The earning season for banks in Europe started out with some disappointing numbers. $4.2 billion in net losses are reported by banking giant HSBC in the fourth quarter of 2016. Unfortunately this comes after a $2.4 billion dollar write down of its private banking operations in Europe. As the largest bank by assets in Europe, HSBC only made a pre-tax profit of $7.1 billion in 2016. This is disappointing news for investors as the analysts’ estimates came in at $14.4 billion. Its actual profit is also down quite a lot from $18.9 billion in the previous year, according to Thomson Reuters data. The company also took a loss of $1.5 billion in the 4th quarter of 2015. So it has not been a very good couple of years for the large bank. It appears that HSBC is having a difficult time shrugging off a bad reputation linked to accusations of working with arms dealers, tax evaders, and foreign dictators. It disclosed it was under investigation by Britain’s Financial Conduct Authority into its compliance with money laundering regulations.
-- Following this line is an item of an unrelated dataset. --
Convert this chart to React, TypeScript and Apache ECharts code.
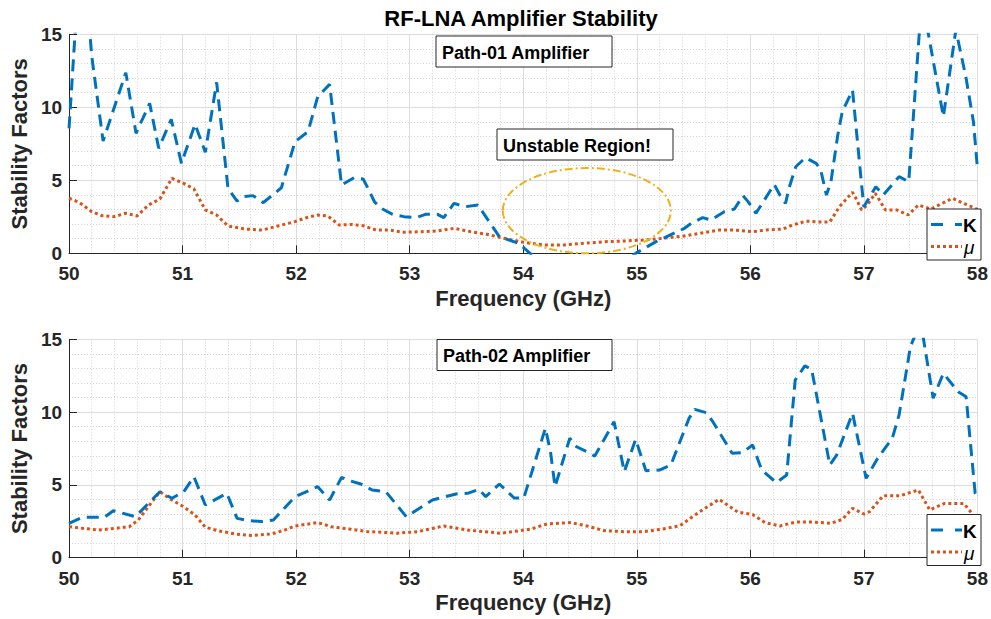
import React, { useEffect, useRef } from "react";
import * as echarts from "echarts";

// ---------------- data ----------------
const chartTitle = "RF-LNA Amplifier Stability";
const xAxisName = "Frequency (GHz)";
const yAxisName = "Stability Factors";
const panelLabels = ["Path-01 Amplifier", "Path-02 Amplifier"];
const annotationText = "Unstable Region!";
const seriesNames = ["K", "\u03bc"];

// Path-01, K
const p1KFreq = [
  50.0, 50.11, 50.2, 50.3, 50.5, 50.59, 50.71, 50.79, 50.9, 50.99, 51.11, 51.2, 51.3, 51.4, 51.48,
  51.535, 51.62, 51.71, 51.87, 51.99, 52.105, 52.19, 52.295, 52.4, 52.51, 52.59, 52.63, 52.69,
  52.75, 52.85, 52.95, 53.055, 53.14, 53.245, 53.3, 53.39, 53.49, 53.6, 53.79, 53.96, 54.06, 54.3,
  54.7, 54.99, 55.17, 55.42, 55.48, 55.58, 55.655, 55.77, 55.86, 55.935, 55.98, 56.05, 56.21, 56.26,
  56.31, 56.34, 56.4, 56.485, 56.58, 56.62, 56.67, 56.71, 56.77, 56.81, 56.9, 56.98, 57.0, 57.105,
  57.17, 57.31, 57.395, 57.51, 57.7, 57.81, 57.9, 57.965, 58.0,
];
const p1K = [
  8.56, 22, 13.5, 7.69, 12.37, 8.22, 10.27, 7.19, 9.18, 6.16, 8.84, 6.92, 11.71, 4.45, 3.58,
  3.88, 3.95, 3.47, 4.49, 7.64, 8.33, 10.73, 11.57, 4.68, 5.18, 5.09, 4.49, 3.53,
  3.08, 2.67, 2.51, 2.44, 2.67, 2.67, 2.44, 3.42, 3.19, 3.31, 1.14, 0.68, 0.0, -2.0,
  -2.0, 0.0, 0.8, 1.71, 2.05, 2.44, 2.28, 2.85, 3.03, 3.95, 3.54, 2.74, 4.72, 3.99,
  3.42, 4.45, 5.93, 6.55, 6.16, 5.71, 3.99, 4.9, 8.1, 9.7, 11.18, 4.68, 3.19, 4.56,
  3.99, 5.25, 4.9, 17.5, 9.36, 15.3, 12.0, 9.0, 5.82,
];

// Path-01, mu
const p1MuFreq = [
  50.0, 50.09, 50.2, 50.29, 50.395, 50.5, 50.6, 50.7, 50.8, 50.906, 51.01, 51.1, 51.2, 51.3, 51.4,
  51.55, 51.7, 51.84, 51.99, 52.09, 52.19, 52.28, 52.38, 52.485, 52.59, 52.705, 52.81, 52.95, 53.1,
  53.245, 53.39, 53.54, 53.68, 53.83, 54.005, 54.18, 54.36, 54.53, 54.71, 54.88, 55.06, 55.23, 55.4,
  55.555, 55.73, 55.85, 56.02, 56.14, 56.285, 56.37, 56.49, 56.61, 56.7, 56.785, 56.9, 56.93, 56.98,
  57.03, 57.1, 57.19, 57.29, 57.39, 57.48, 57.59, 57.78, 57.88, 57.98, 58.0,
];
const p1Mu = [
  3.77, 3.49, 2.85, 2.58, 2.51, 2.74, 2.56, 3.31, 3.72, 5.14, 4.79, 4.41, 2.97, 2.62, 1.87,
  1.66, 1.59, 1.87, 2.17, 2.44, 2.62, 2.55, 1.93, 1.98, 1.89, 1.59, 1.6, 1.44, 1.48,
  1.53, 1.71, 1.48, 1.3, 1.03, 0.75, 0.57, 0.57, 0.68, 0.79, 0.84, 0.91, 1.03, 1.17,
  1.37, 1.6, 1.6, 1.48, 1.6, 1.66, 1.93, 2.2, 2.15, 2.15, 3.19, 4.18, 3.77, 2.97,
  3.31, 4.11, 2.97, 2.97, 2.63, 3.31, 3.03, 3.77, 3.42, 3.08, 3.0,
];

// Path-02, K
const p2KFreq = [
  50.0, 50.117, 50.31, 50.39, 50.585, 50.8, 50.906, 51.01, 51.1, 51.2, 51.39, 51.48, 51.58, 51.7,
  51.8, 51.99, 52.19, 52.295, 52.4, 52.45, 52.57, 52.67, 52.79, 52.97, 53.2, 53.41, 53.51, 53.61,
  53.67, 53.79, 53.92, 54.005, 54.195, 54.24, 54.28, 54.41, 54.47, 54.56, 54.63, 54.8, 54.89, 54.99,
  55.08, 55.2, 55.3, 55.46, 55.51, 55.61, 55.67, 55.84, 55.93, 56.02, 56.1, 56.23, 56.32, 56.395,
  56.48, 56.54, 56.7, 56.76, 56.9, 57.02, 57.12, 57.25, 57.31, 57.41, 57.5, 57.61, 57.7, 57.83,
  57.9, 57.98, 58.0,
];
const p2K = [
  2.36, 2.77, 2.77, 3.23, 2.82, 4.53, 4.08, 4.53, 5.56, 3.62, 4.42, 2.7, 2.55, 2.48,
  2.59, 4.19, 4.88, 3.96, 5.52, 5.34, 5.06, 4.65, 4.53, 2.82, 3.96, 4.38, 4.42, 4.7,
  4.19, 5.06, 4.1, 4.1, 8.89, 7.28, 4.88, 8.2, 7.62, 7.28, 6.98, 9.34, 5.91, 8.13,
  5.98, 6.02, 6.36, 9.57, 10.19, 9.96, 9.34, 7.17, 7.22, 7.74, 6.02, 5.15, 5.68, 12.2,
  13.17, 12.94, 6.37, 7.05, 9.92, 5.45, 6.82, 8.2, 9.8, 14.5, 16.2, 10.95, 12.66, 11.4,
  11.06, 4.42, 4.2,
];

// Path-02, mu
const p2MuFreq = [
  50.0, 50.117, 50.26, 50.41, 50.53, 50.61, 50.72, 50.8, 50.906, 51.01, 51.11, 51.2, 51.31, 51.46,
  51.61, 51.785, 51.9, 51.99, 52.19, 52.31, 52.485, 52.63, 52.75, 52.89, 53.07, 53.3, 53.51, 53.8,
  54.06, 54.21, 54.42, 54.56, 54.71, 54.88, 55.06, 55.23, 55.38, 55.555, 55.725, 55.89, 56.02, 56.13,
  56.26, 56.4, 56.55, 56.71, 56.81, 56.9, 57.0, 57.05, 57.17, 57.32, 57.48, 57.58, 57.71, 57.88,
  57.94, 58.0,
];
const p2Mu = [
  2.13, 2.02, 1.9, 2.02, 2.13, 2.59, 3.73, 4.53, 3.96, 3.5, 2.93, 2.09, 1.86, 1.63,
  1.52, 1.63, 1.9, 2.18, 2.41, 2.13, 1.95, 1.79, 1.75, 1.68, 1.79, 2.18, 1.9, 1.68,
  1.95, 2.32, 2.41, 2.18, 1.86, 1.79, 1.79, 1.97, 2.2, 3.16, 4.01, 3.13, 2.97, 2.41,
  2.18, 2.45, 2.45, 2.36, 2.63, 3.39, 3.0, 3.16, 4.26, 4.26, 4.65, 3.28, 3.73, 3.73,
  3.16, 2.6,
];

// Unstable-region ellipse in data units (top panel): centre and semi-axes
const ellipseCenter = [54.56, 2.92];
const ellipseSemiAxes = [0.74, 2.92];

// ticks
const xMin = 50;
const xMax = 58;
const xStep = 1;
const yMin = 0;
const yMax = 15;
const yStep = 5;

// ---------------- styling ----------------
const FONT = "'Liberation Sans', Arial, Helvetica, sans-serif";
const TXT = "#262626";
const K_COLOR = "#0072BD";
const MU_COLOR = "#D95319";
const ELL_COLOR = "#EDB120";
const K_DASH = [12, 7];
const MU_DASH = [3, 3];

const zip = (xs: number[], ys: number[]) => xs.map((x, i) => [x, ys[i]]);

function makeXAxis(gridIndex: number) {
  return {
    type: "value",
    gridIndex,
    min: xMin,
    max: xMax,
    interval: xStep,
    name: xAxisName,
    nameLocation: "middle",
    nameGap: 34,
    nameTextStyle: { fontFamily: FONT, fontSize: 22, fontWeight: "bold", color: TXT },
    axisLine: { show: true, onZero: false, lineStyle: { color: TXT, width: 1 } },
    axisTick: { show: true, inside: true, length: 8, lineStyle: { color: TXT } },
    axisLabel: { fontFamily: FONT, fontSize: 19, fontWeight: "bold", color: TXT, margin: 11 },
    splitLine: { show: true, lineStyle: { color: "#dcdcdc", width: 1 } },
    minorTick: { show: false, splitNumber: 5 },
    minorSplitLine: { show: true, lineStyle: { color: "#d4d4d4", width: 1, type: [1, 2] } },
  };
}

function makeYAxis(gridIndex: number) {
  return {
    type: "value",
    gridIndex,
    min: yMin,
    max: yMax,
    interval: yStep,
    name: yAxisName,
    nameLocation: "middle",
    nameGap: 35,
    nameTextStyle: { fontFamily: FONT, fontSize: 22, fontWeight: "bold", color: TXT },
    axisLine: { show: true, lineStyle: { color: TXT, width: 1 } },
    axisTick: { show: true, inside: true, length: 8, lineStyle: { color: TXT } },
    axisLabel: { fontFamily: FONT, fontSize: 19, fontWeight: "bold", color: TXT, margin: 7 },
    splitLine: { show: true, lineStyle: { color: "#dcdcdc", width: 1 } },
    minorTick: { show: false, splitNumber: 5 },
    minorSplitLine: { show: true, lineStyle: { color: "#d4d4d4", width: 1, type: [1, 2] } },
  };
}

function kSeries(idx: number, data: number[][]) {
  return {
    name: seriesNames[0],
    type: "line",
    xAxisIndex: idx,
    yAxisIndex: idx,
    data,
    symbol: "none",
    clip: true,
    z: 3,
    lineStyle: { color: K_COLOR, width: 3, type: K_DASH, cap: "butt" },
  };
}

function muSeries(idx: number, data: number[][]) {
  return {
    name: seriesNames[1],
    type: "line",
    xAxisIndex: idx,
    yAxisIndex: idx,
    data,
    symbol: "none",
    clip: true,
    z: 2,
    lineStyle: { color: MU_COLOR, width: 3, type: MU_DASH, cap: "butt" },
  };
}

function labelBox(x: number, y: number, w: number, h: number, text: string) {
  return {
    type: "group",
    z: 100,
    children: [
      {
        type: "rect",
        z: 100,
        shape: { x, y, width: w, height: h },
        style: { fill: "#ffffff", stroke: TXT, lineWidth: 1 },
      },
      {
        type: "text",
        z: 101,
        x: x + 6,
        y: y + h / 2 + 1,
        style: {
          text,
          fill: "#000000",
          font: `bold 18px ${FONT}`,
          verticalAlign: "middle",
          align: "left",
        },
      },
    ],
  };
}

function legendBox(x: number, y: number) {
  const w = 54;
  const h = 51;
  const rowK = y + 15.5;
  const rowMu = y + 37.5;
  return {
    type: "group",
    z: 100,
    children: [
      {
        type: "rect",
        z: 100,
        shape: { x, y, width: w, height: h },
        style: { fill: "#ffffff", stroke: TXT, lineWidth: 1 },
      },
      {
        type: "line",
        z: 101,
        shape: { x1: x + 4, y1: rowK, x2: x + 35, y2: rowK },
        style: { stroke: K_COLOR, lineWidth: 3, lineDash: [12, 12] },
      },
      {
        type: "text",
        z: 101,
        x: x + 36,
        y: rowK + 1,
        style: { text: seriesNames[0], fill: "#000000", font: `bold 19px ${FONT}`, verticalAlign: "middle" },
      },
      {
        type: "line",
        z: 101,
        shape: { x1: x + 4, y1: rowMu, x2: x + 35, y2: rowMu },
        style: { stroke: MU_COLOR, lineWidth: 3, lineDash: [3, 3] },
      },
      {
        type: "text",
        z: 101,
        x: x + 37,
        y: rowMu + 1,
        style: { text: seriesNames[1], fill: "#000000", font: `italic 19px ${FONT}`, verticalAlign: "middle" },
      },
    ],
  };
}

export default function App() {
  const ref = useRef<HTMLDivElement | null>(null);

  useEffect(() => {
    if (!ref.current) return;
    const chart = echarts.init(ref.current, null, { renderer: "svg" });
    const option: any = {
      animation: false,
      backgroundColor: "#ffffff",
      textStyle: { fontFamily: FONT },
      grid: [
        { left: 66.7, top: 34.3, width: 912.3, height: 219 },
        { left: 66.7, top: 339.3, width: 912.3, height: 218.4 },
      ],
      xAxis: [makeXAxis(0), makeXAxis(1)],
      yAxis: [makeYAxis(0), makeYAxis(1)],
      series: [
        muSeries(0, zip(p1MuFreq, p1Mu)),
        kSeries(0, zip(p1KFreq, p1K)),
        muSeries(1, zip(p2MuFreq, p2Mu)),
        kSeries(1, zip(p2KFreq, p2K)),
      ],
    };
    chart.setOption(option);

    const c = chart.convertToPixel({ gridIndex: 0 } as any, ellipseCenter) as number[];
    const e = chart.convertToPixel({ gridIndex: 0 } as any, [
      ellipseCenter[0] + ellipseSemiAxes[0],
      ellipseCenter[1] + ellipseSemiAxes[1],
    ]) as number[];

    chart.setOption({
      graphic: [
        {
          type: "text",
          z: 100,
          x: 521,
          y: 18,
          style: {
            text: chartTitle,
            fill: "#000000",
            font: `bold 22px ${FONT}`,
            align: "center",
            verticalAlign: "middle",
          },
        },
        labelBox(436, 36, 176, 31, panelLabels[0]),
        labelBox(497, 129, 176, 31, annotationText),
        labelBox(437, 339.5, 175, 31, panelLabels[1]),
        {
          type: "ellipse",
          z: 50,
          shape: { cx: c[0], cy: c[1], rx: Math.abs(e[0] - c[0]), ry: Math.abs(e[1] - c[1]) },
          style: { fill: "none", stroke: ELL_COLOR, lineWidth: 2, lineDash: [8, 3, 2, 3] },
        },
        legendBox(927, 209),
        legendBox(927, 514.5),
      ],
    });

    return () => chart.dispose();
  }, []);

  return (
    <div
      ref={ref}
      style={{ position: "fixed", left: 0, top: 0, width: 991, height: 619, background: "#fff" }}
    />
  );
}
On top of all this trouble it’s already facing, HSBC (NYSE:HSBC) has also experienced political and economic shocks as have many other financial institutions. It’s already planning to move roughly one thousand jobs out of London and possibly transfer most of them to Paris, France. Donald Trump’s victory in the US presidential election has also caused many companies to take action based on what they think his economic and international trade policies will look like. What all this means for HSBC is uncertainty and volatility. Its shares were trading down about 5% in the Hong Kong stock market after HSBC published the latest financial numbers.
But perhaps the worst is behind it. HSBC has already made large efforts to clean up its private banking situation. And along with the disappointing loss, HSBC has announced it will buy back $1 billion of shares. The chairman Douglas Flint recently gave further reason for optimism as he said in a statement, “We enter 2017 with the restructuring of the group essentially competed, and with a strong capital position and a conservative balance sheet.” Weak growth and a few large negative news meant the bank missed analysts’ expectations and raised doubts over whether or not its current financial strategy is working. Flint also added, “2016 will be long remembered for its significant and largely unexpected economic and political events. These foreshadowed changes to the established geopolitical and economic relationships that have defined interactions within developed economies and between them and the rest of the world. The uncertainties created by such changes temporarily influenced investment activity and contributed to volatile financial market conditions. Against this background, HSBC’s performance in 2016 was broadly satisfactory.”
Despite HSBC’s shares selling off this week, it still remains one of the best-performing European bank stocks since Britain voted in June of last year to leave the European Union. HSBC climbed about 53% against a 28% increase in the STOXX Europe 600 banks index. This is because HSBC benefited from the strengthening of the U.S. dollar and stronger capital levels. It’s never easy to predict what markets will do in the future. That’s why it’s best to maintain a well-diversified, balanced portfolio to weather the ups and downs over the long run. The financial sector is the backbone of the economy no matter where you live. As HSBC is a global recognized brand is among the largest in the world, it makes for an adequate proxy for the banking industry. Owning more bank stocks would be preferable, but HSBC would not be a bad place to start.
This author has no positions in any stock mentioned and does not plan to open any positions in any stocks mentioned for at least 72 hours after publication of this article.